Another key selling point was the company behind the Jetrix KX5. “Before this purchase we had no experience with InkTec Corporation—the manufacturer of the printer—but the distributor, Seiko, and our local dealer are both companies we know and trust,” says Shoemaker. The company also utilizes a Seiko ColorPainter solvent roll printer.
Since the printer’s implementation in January 2014, Hightech Signs hasn’t made a complete assessment of the likely ROI but the experience to date continues to be positive.

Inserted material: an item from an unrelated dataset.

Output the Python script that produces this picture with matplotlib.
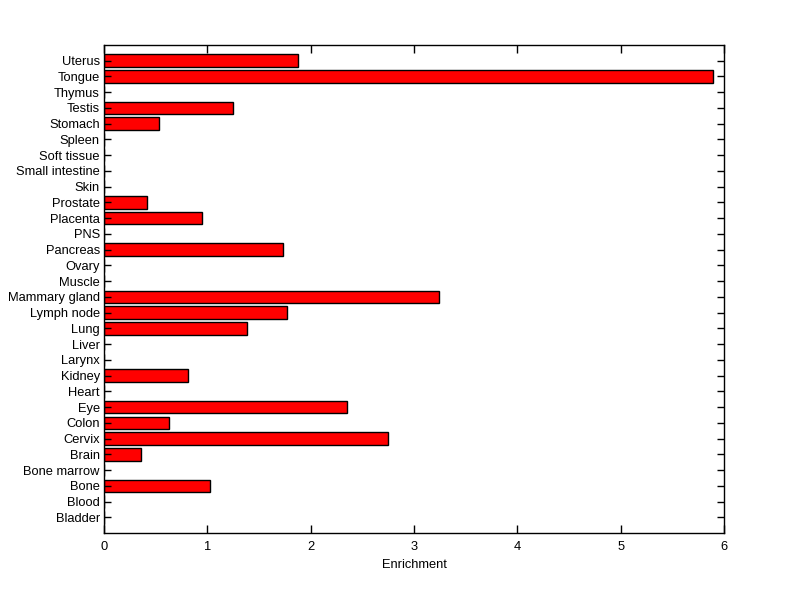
import matplotlib
matplotlib.use('Agg')
import matplotlib.pyplot as plt

plt.rcParams['font.family'] = ['Liberation Sans', 'DejaVu Sans']

# tissues, bottom to top
tissues = ['Bladder', 'Blood', 'Bone', 'Bone marrow', 'Brain', 'Cervix', 'Colon',
           'Eye', 'Heart', 'Kidney', 'Larynx', 'Liver', 'Lung', 'Lymph node',
           'Mammary gland', 'Muscle', 'Ovary', 'Pancreas', 'PNS', 'Placenta',
           'Prostate', 'Skin', 'Small intestine', 'Soft tissue', 'Spleen',
           'Stomach', 'Testis', 'Thymus', 'Tongue', 'Uterus']
enrichment = [0, 0, 1.03, 0, 0.36, 2.75, 0.63,
              2.35, 0, 0.81, 0, 0, 1.38, 1.77,
              3.24, 0, 0, 1.73, 0, 0.95,
              0.42, 0, 0, 0, 0,
              0.53, 1.25, 0, 5.89, 1.88]

fig = plt.figure(figsize=(8, 5.99), dpi=100)
ax = fig.add_axes([0.13, 0.11, 0.775, 0.815])

pos = list(range(1, len(tissues) + 1))
ax.barh(pos, enrichment, height=0.8, color='#ff0000', edgecolor='black', linewidth=1)

ax.set_xlim(0, 6)
ax.set_ylim(0, len(tissues) + 1)
ax.set_yticks(pos)
ax.set_yticklabels(tissues)
ax.set_xticks(range(0, 7))
ax.tick_params(direction='in', length=6, width=1, top=True, right=True, labelsize=9.3)
ax.tick_params(axis='y', length=5, pad=3)
ax.tick_params(axis='x', pad=6)
for s in ax.spines.values():
    s.set_linewidth(1)
ax.set_xlabel('Enrichment', fontsize=9.3, labelpad=4)

fig.savefig('out.png', dpi=100)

In terms of color gamut, Shoemaker notes that one of the strengths of the Jetrix KX5 is its vivid reds and oranges. The printheads also perform without issue. “The six picoliter droplet size is so small and so sharp that we have not missed having light cyan and light magenta.” He points out that since it does not jet a larger or variable droplet, the printheads need to operate quite close to the media.

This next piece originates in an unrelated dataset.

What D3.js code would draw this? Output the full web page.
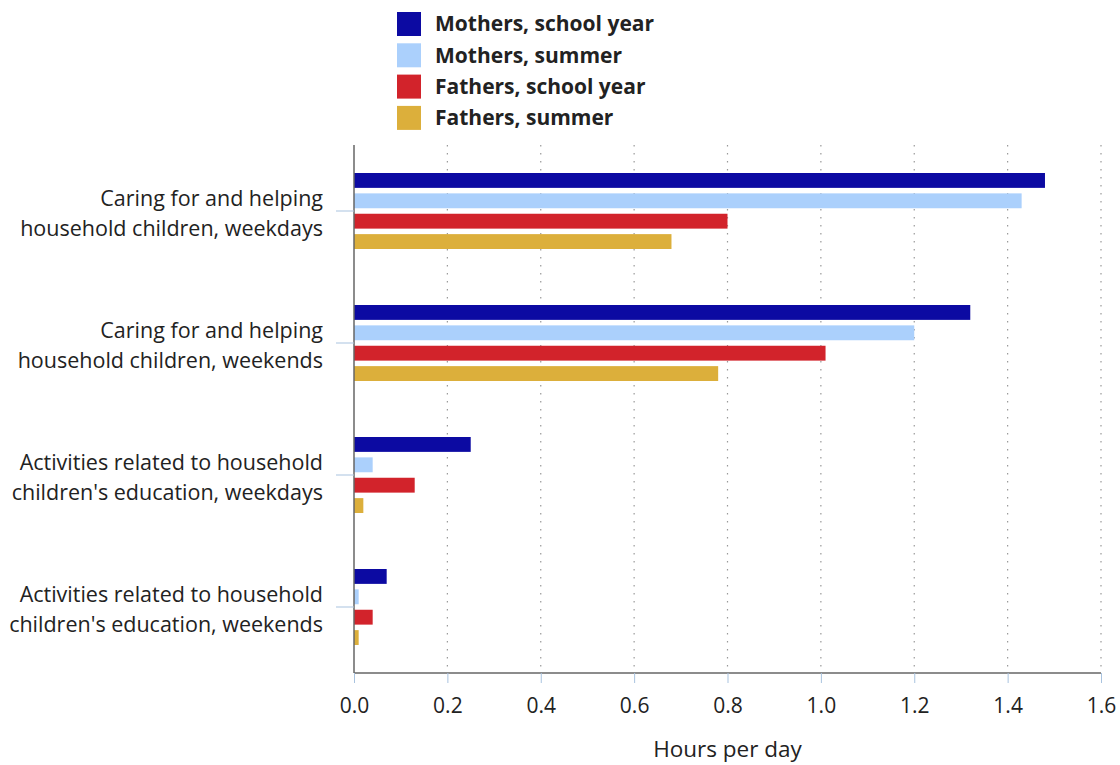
<!DOCTYPE html>
<html><head><meta charset="utf-8">
<script src="https://cdn.jsdelivr.net/npm/d3@7"></script>
<style>body{margin:0;background:#fff}svg{display:block}text{font-family:"Open Sans",sans-serif;fill:#222}</style>
</head><body><svg id="c" width="1120" height="765"></svg>
<script>
const categories = [
  ["Caring for and helping", "household children, weekdays"],
  ["Caring for and helping", "household children, weekends"],
  ["Activities related to household", "children's education, weekdays"],
  ["Activities related to household", "children's education, weekends"]
];
const seriesNames = ["Mothers, school year", "Mothers, summer", "Fathers, school year", "Fathers, summer"];
const seriesColors = ["#0c0aa2", "#abd0fc", "#d2232b", "#dcaf3b"];
const mothersSchoolYear = [1.48, 1.32, 0.25, 0.07];
const mothersSummer = [1.43, 1.20, 0.04, 0.01];
const fathersSchoolYear = [0.80, 1.01, 0.13, 0.04];
const fathersSummer = [0.68, 0.78, 0.02, 0.01];
const xTicks = [0, 0.2, 0.4, 0.6, 0.8, 1.0, 1.2, 1.4, 1.6];
const xTitle = "Hours per day";

(function(){
const values = [mothersSchoolYear, mothersSummer, fathersSchoolYear, fathersSummer];
const svg = d3.select("#c");
const mL = 354, mR = 1101, mT = 145, mB = 673;
const x = d3.scaleLinear().domain([0, 1.6]).range([mL, mR]);
const y = d3.scaleBand().domain(d3.range(categories.length)).range([mT, mB]).paddingInner(0).paddingOuter(0);
const inner = d3.scaleBand().domain(d3.range(seriesNames.length)).range([y.bandwidth()/2 - 38, y.bandwidth()/2 + 38]).paddingInner(0.27).paddingOuter(0);

// grid
svg.append("g").selectAll("line").data(xTicks.filter(d => d > 0)).join("line")
  .attr("x1", d => x(d)).attr("x2", d => x(d)).attr("y1", mT).attr("y2", mB)
  .attr("stroke", "#999").attr("stroke-width", 1.2).attr("stroke-dasharray", "1.5,6.5");

// bars
const g = svg.append("g");
values.forEach((vals, s) => {
  g.append("g").selectAll("rect").data(vals).join("rect")
    .attr("x", x(0)).attr("y", (d, i) => y(i) + inner(s))
    .attr("width", d => x(d) - x(0)).attr("height", inner.bandwidth())
    .attr("fill", seriesColors[s]);
});

// x axis
const xAxis = d3.axisBottom(x).tickValues(xTicks).tickFormat(d3.format(".1f")).tickSize(10);
const xg = svg.append("g").attr("transform", `translate(0,${mB})`).call(xAxis);
xg.select(".domain").attr("stroke", "#666").attr("stroke-width", 1.5).attr("d", `M${mL},0H${mR}`);
xg.selectAll(".tick line").attr("stroke", "#a9c3df");
xg.selectAll(".tick text").style("font-size", "21px").attr("fill", "#222").attr("y", 40).attr("dy", 0);

// y axis
const yAxis = d3.axisLeft(y).tickSize(18).tickFormat("");
const yg = svg.append("g").attr("transform", `translate(${mL},0)`).call(yAxis);
yg.select(".domain").attr("stroke", "#666").attr("stroke-width", 1.5).attr("d", `M0,${mT}V${mB}`);
yg.selectAll(".tick line").attr("stroke", "#a9c3df");

// category labels
const lab = svg.append("g").selectAll("text").data(categories).join("text")
  .attr("text-anchor", "end").attr("x", 323).attr("y", (d, i) => y(i) + y.bandwidth()/2)
  .style("font-size", "21.5px");
lab.selectAll("tspan").data(d => d).join("tspan")
  .attr("x", 323).attr("dy", (d, j) => j === 0 ? -5 : 30).text(d => d);

// axis title
svg.append("text").attr("x", (mL + mR)/2).attr("y", 757).attr("text-anchor", "middle")
  .style("font-size", "22.5px").text(xTitle);

// legend
const lg = svg.append("g").selectAll("g").data(seriesNames).join("g")
  .attr("transform", (d, i) => `translate(397,${12 + i*31.3})`);
lg.append("rect").attr("width", 24).attr("height", 24).attr("fill", (d, i) => seriesColors[i]);
lg.append("text").attr("x", 38).attr("y", 12).attr("dy", "0.35em").style("font-size", "21px")
  .style("font-weight", "bold").attr("fill", "#111").text(d => d);
})();
</script></body></html>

When it comes to efficiency, there are no complaints. “Cutting down on adhesive vinyl and application labor has a big impact on our efficiency and the instant dry nature of UV-curable inkjet is huge for us. We have gotten so used to solvent printing, waiting 24 hours before we can do the finishing work, UV seems like a giant step forward,” says Shoemaker.
A Welcome Change
Print providers considering adding a flatbed to their operation should properly educate themselves on the features that will make a particular device the best fit for their business.
Both dedicated and hybrid flatbeds bring new opportunities to many shops. While specific priorities may differ from one PSP to the next, it is clear the productivity and quality achieved at each of the four shops mentioned changes how the game is played.